**Your goal:**
Output the full listing below exactly, without the pictures.

────────

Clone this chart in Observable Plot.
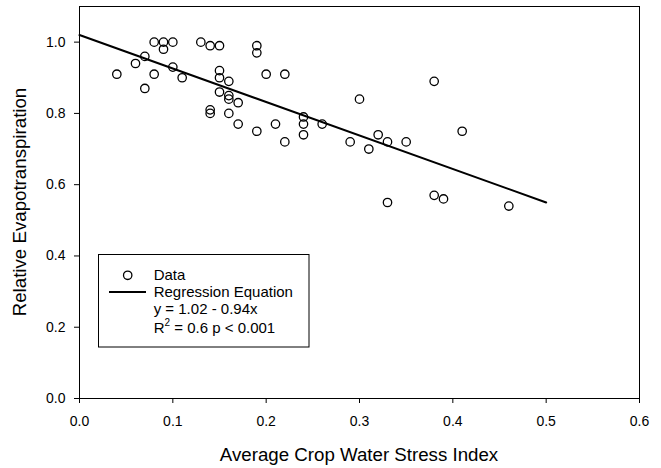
<!DOCTYPE html>
<html>
<head>
<meta charset="utf-8">
<script src="https://cdn.jsdelivr.net/npm/d3@7"></script>
<script src="https://cdn.jsdelivr.net/npm/@observablehq/plot@0.6"></script>
<style>
  html, body { margin: 0; padding: 0; background: #fff; }
  #chart { position: relative; width: 661px; height: 468px; }
  svg { font-family: "Liberation Sans", Arial, sans-serif; }
</style>
</head>
<body>
<div id="chart"></div>
<script>
// Data: Average CWSI vs Relative ET
const cwsi = [0.04,0.06,0.07,0.07,0.08,0.08,0.09,0.09,0.10,0.10,0.11,0.13,0.14,0.15,0.15,0.15,0.15,0.14,0.14,0.16,0.16,0.16,0.16,0.17,0.17,0.19,0.19,0.19,0.20,0.21,0.22,0.22,0.24,0.24,0.24,0.26,
              0.29,0.30,0.31,0.32,0.33,0.33,0.35,0.38,0.38,0.39,0.41,0.46];
const relET = [0.91,0.94,0.96,0.87,1.00,0.91,1.00,0.98,1.00,0.93,0.90,1.00,0.99,0.99,0.92,0.90,0.86,0.81,0.80,0.89,0.85,0.84,0.80,0.83,0.77,0.99,0.97,0.75,0.91,0.77,0.91,0.72,0.79,0.77,0.74,0.77,
               0.72,0.84,0.70,0.74,0.72,0.55,0.72,0.89,0.57,0.56,0.75,0.54];
// Regression line endpoints (y = 1.02 - 0.94x over 0..0.5)
const lineX = [0, 0.5];
const lineY = [1.02, 0.55];
const xTicks = [0, 0.1, 0.2, 0.3, 0.4, 0.5, 0.6];
const yTicks = [0, 0.2, 0.4, 0.6, 0.8, 1.0];
const legendLabels = ["Data", "Regression Equation", "y = 1.02 - 0.94x"];

const points = cwsi.map((x, i) => ({x, y: relET[i]}));
const line = lineX.map((x, i) => ({x, y: lineY[i]}));

const chart = Plot.plot({
  width: 661,
  height: 468,
  marginLeft: 79,
  marginRight: 22,
  marginTop: 6,
  marginBottom: 70,
  style: {fontFamily: "Liberation Sans, Arial, sans-serif", fontSize: "14px", color: "#000", background: "#fff"},
  x: {domain: [0, 0.6], ticks: xTicks, tickFormat: d3.format(".1f"), tickSize: 5, tickPadding: 13, label: null},
  y: {domain: [0, 1.1], ticks: yTicks, tickFormat: d3.format(".1f"), tickSize: 5, tickPadding: 9, label: null},
  marks: [
    Plot.frame({stroke: "#000", strokeWidth: 1}),
    Plot.line(line, {x: "x", y: "y", stroke: "#000", strokeWidth: 2}),
    Plot.dot(points, {x: "x", y: "y", r: 4.2, stroke: "#000", strokeWidth: 1.3, fill: "none"})
  ]
});
document.getElementById("chart").appendChild(chart);

const svg = d3.select(chart);
// Axis titles
svg.append("text")
  .attr("x", 359).attr("y", 461)
  .attr("text-anchor", "middle")
  .attr("font-size", 18.7)
  .attr("fill", "#000")
  .text("Average Crop Water Stress Index");
svg.append("text")
  .attr("transform", "translate(26,202) rotate(-90)")
  .attr("text-anchor", "middle")
  .attr("font-size", 18.7)
  .attr("fill", "#000")
  .text("Relative Evapotranspiration");

// Legend
const lg = svg.append("g").attr("font-size", 15).attr("fill", "#000").attr("text-anchor", "start");
lg.append("rect").attr("x", 98.5).attr("y", 254.5).attr("width", 210.5).attr("height", 92.5)
  .attr("fill", "#fff").attr("stroke", "#000").attr("stroke-width", 1);
lg.append("circle").attr("cx", 127.7).attr("cy", 275.3).attr("r", 4.2)
  .attr("fill", "none").attr("stroke", "#000").attr("stroke-width", 1.3);
lg.append("line").attr("x1", 109).attr("x2", 146).attr("y1", 292).attr("y2", 292)
  .attr("stroke", "#000").attr("stroke-width", 2);
const baselines = [279.7, 296.7, 314];
legendLabels.forEach((t, i) => {
  lg.append("text").attr("x", 153.7).attr("y", baselines[i]).attr("text-anchor", "start").text(t);
});
const r2 = lg.append("text").attr("x", 153.7).attr("y", 333).attr("text-anchor", "start");
r2.append("tspan").text("R");
r2.append("tspan").attr("font-size", 10).attr("dy", -7).text("2");
r2.append("tspan").attr("dy", 7).text(" = 0.6 p < 0.001");
</script>
</body>
</html>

────────

**Answer below:**
Clone this chart in Observable Plot.
<!DOCTYPE html>
<html>
<head>
<meta charset="utf-8">
<script src="https://cdn.jsdelivr.net/npm/d3@7"></script>
<script src="https://cdn.jsdelivr.net/npm/@observablehq/plot@0.6"></script>
<style>
  html, body { margin: 0; padding: 0; background: #fff; }
  #chart { position: relative; width: 661px; height: 468px; }
  svg { font-family: "Liberation Sans", Arial, sans-serif; }
</style>
</head>
<body>
<div id="chart"></div>
<script>
// Data: Average CWSI vs Relative ET
const cwsi = [0.04,0.06,0.07,0.07,0.08,0.08,0.09,0.09,0.10,0.10,0.11,0.13,0.14,0.15,0.15,0.15,0.15,0.14,0.14,0.16,0.16,0.16,0.16,0.17,0.17,0.19,0.19,0.19,0.20,0.21,0.22,0.22,0.24,0.24,0.24,0.26,
              0.29,0.30,0.31,0.32,0.33,0.33,0.35,0.38,0.38,0.39,0.41,0.46];
const relET = [0.91,0.94,0.96,0.87,1.00,0.91,1.00,0.98,1.00,0.93,0.90,1.00,0.99,0.99,0.92,0.90,0.86,0.81,0.80,0.89,0.85,0.84,0.80,0.83,0.77,0.99,0.97,0.75,0.91,0.77,0.91,0.72,0.79,0.77,0.74,0.77,
               0.72,0.84,0.70,0.74,0.72,0.55,0.72,0.89,0.57,0.56,0.75,0.54];
// Regression line endpoints (y = 1.02 - 0.94x over 0..0.5)
const lineX = [0, 0.5];
const lineY = [1.02, 0.55];
const xTicks = [0, 0.1, 0.2, 0.3, 0.4, 0.5, 0.6];
const yTicks = [0, 0.2, 0.4, 0.6, 0.8, 1.0];
const legendLabels = ["Data", "Regression Equation", "y = 1.02 - 0.94x"];

const points = cwsi.map((x, i) => ({x, y: relET[i]}));
const line = lineX.map((x, i) => ({x, y: lineY[i]}));

const chart = Plot.plot({
  width: 661,
  height: 468,
  marginLeft: 79,
  marginRight: 22,
  marginTop: 6,
  marginBottom: 70,
  style: {fontFamily: "Liberation Sans, Arial, sans-serif", fontSize: "14px", color: "#000", background: "#fff"},
  x: {domain: [0, 0.6], ticks: xTicks, tickFormat: d3.format(".1f"), tickSize: 5, tickPadding: 13, label: null},
  y: {domain: [0, 1.1], ticks: yTicks, tickFormat: d3.format(".1f"), tickSize: 5, tickPadding: 9, label: null},
  marks: [
    Plot.frame({stroke: "#000", strokeWidth: 1}),
    Plot.line(line, {x: "x", y: "y", stroke: "#000", strokeWidth: 2}),
    Plot.dot(points, {x: "x", y: "y", r: 4.2, stroke: "#000", strokeWidth: 1.3, fill: "none"})
  ]
});
document.getElementById("chart").appendChild(chart);

const svg = d3.select(chart);
// Axis titles
svg.append("text")
  .attr("x", 359).attr("y", 461)
  .attr("text-anchor", "middle")
  .attr("font-size", 18.7)
  .attr("fill", "#000")
  .text("Average Crop Water Stress Index");
svg.append("text")
  .attr("transform", "translate(26,202) rotate(-90)")
  .attr("text-anchor", "middle")
  .attr("font-size", 18.7)
  .attr("fill", "#000")
  .text("Relative Evapotranspiration");

// Legend
const lg = svg.append("g").attr("font-size", 15).attr("fill", "#000").attr("text-anchor", "start");
lg.append("rect").attr("x", 98.5).attr("y", 254.5).attr("width", 210.5).attr("height", 92.5)
  .attr("fill", "#fff").attr("stroke", "#000").attr("stroke-width", 1);
lg.append("circle").attr("cx", 127.7).attr("cy", 275.3).attr("r", 4.2)
  .attr("fill", "none").attr("stroke", "#000").attr("stroke-width", 1.3);
lg.append("line").attr("x1", 109).attr("x2", 146).attr("y1", 292).attr("y2", 292)
  .attr("stroke", "#000").attr("stroke-width", 2);
const baselines = [279.7, 296.7, 314];
legendLabels.forEach((t, i) => {
  lg.append("text").attr("x", 153.7).attr("y", baselines[i]).attr("text-anchor", "start").text(t);
});
const r2 = lg.append("text").attr("x", 153.7).attr("y", 333).attr("text-anchor", "start");
r2.append("tspan").text("R");
r2.append("tspan").attr("font-size", 10).attr("dy", -7).text("2");
r2.append("tspan").attr("dy", 7).text(" = 0.6 p < 0.001");
</script>
</body>
</html>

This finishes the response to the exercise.